Last week, we decided it was time to  get back to work on this space.  We purchased drywall, panelling, a chair rail moulding, and drywall screws.  We cleaned up the room and got to work last night.  We got off to a slow start, placing only two sheets of drywall before calling it quits.  Tonight was much better, and soon the room will be ready for the taping and mudding.  I’m thinking I’ll be able to paint on my day off next week. 

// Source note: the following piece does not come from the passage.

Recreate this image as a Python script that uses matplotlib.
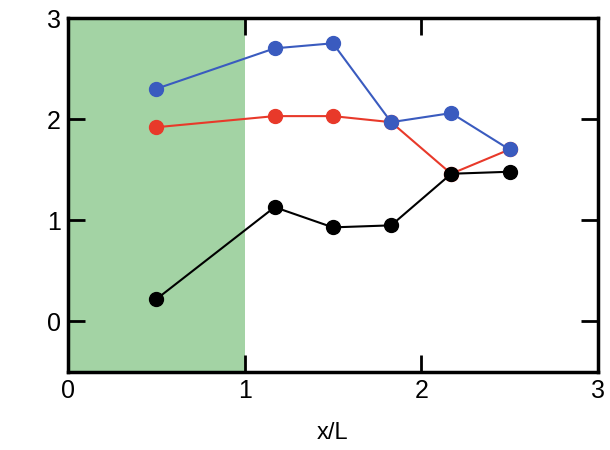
import matplotlib
matplotlib.use('Agg')
import matplotlib.pyplot as plt

plt.rcParams['font.family'] = ['Liberation Sans', 'DejaVu Sans']

# data
x_pos = [0.5, 1.17, 1.5, 1.83, 2.17, 2.5]
blue = [2.30, 2.70, 2.75, 1.97, 2.06, 1.70]
red = [1.92, 2.03, 2.03, 1.97, 1.46, 1.70]
black = [0.22, 1.13, 0.93, 0.95, 1.46, 1.48]

fig = plt.figure(figsize=(6.1, 4.5), dpi=100)
ax = fig.add_axes([0.1115, 0.1733, 0.8685, 0.7867])

ax.axvspan(0, 1, color='#a3d3a4', lw=0, zorder=0)

ax.plot(x_pos, red, color='#e8392a', marker='o', ms=10, lw=1.5, zorder=3)
ax.plot(x_pos, blue, color='#3a5bbf', marker='o', ms=10, lw=1.5, zorder=4)
ax.plot(x_pos, black, color='black', marker='o', ms=10, lw=1.5, zorder=5)

ax.set_xlim(0, 3)
ax.set_ylim(-0.5, 3)
ax.set_xticks([0, 1, 2, 3])
ax.set_yticks([0, 1, 2, 3])
ax.tick_params(direction='in', length=12, width=2, labelsize=18,
               top=True, right=True, pad=5)
for s in ax.spines.values():
    s.set_linewidth(2.5)

ax.set_xlabel('x/L', fontsize=17, labelpad=14)

fig.savefig('out.png', dpi=100)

This is rewarding.  Just seeing the new walls go into place is brightening the room.  Why did we put this off for so long?  California Polytechnic State University  offers some reasons for procrastination, as well as some tips to help their students overcome this habit.  I think I’ve found two reasons for delaying the remodelling of our dining room since I gutted it last summer:  fear and perfectionism.  There is the fear that I don’t know what I’m doing, fear that I will screw it up and everyone who visits us will see that I didn’t have the skills to do a decent job on this remodel.  Perfectionism is the other reason because I do like things to be done perfectly.  That’s why the room was gutted; I didn’t want to leave any evidence of the “improvements” made by previous owners.  I even considered removing the sub-flooring.  I needed to feel that I had stripped the room to its bare bones and created our new room from scratch.  Fear and Perfectionism held me paralyzed in their grip until my partner suddenly announced that we were going to purchase the necessary materials to complete the room.  Scott’s little push has done wonders for my morale as well as the condition of the dining room.  Soon we will be enjoying dinners in the renovated space.  I can’t wait to invite friends over for dinner.  If I work really hard, we’ll be able to use the room for our Thanksgiving celebration.  By Christmas, I should have the details of the room completed.

And this sentence brings the total word count to exactly four-hundred-ninety-nine, and not one more.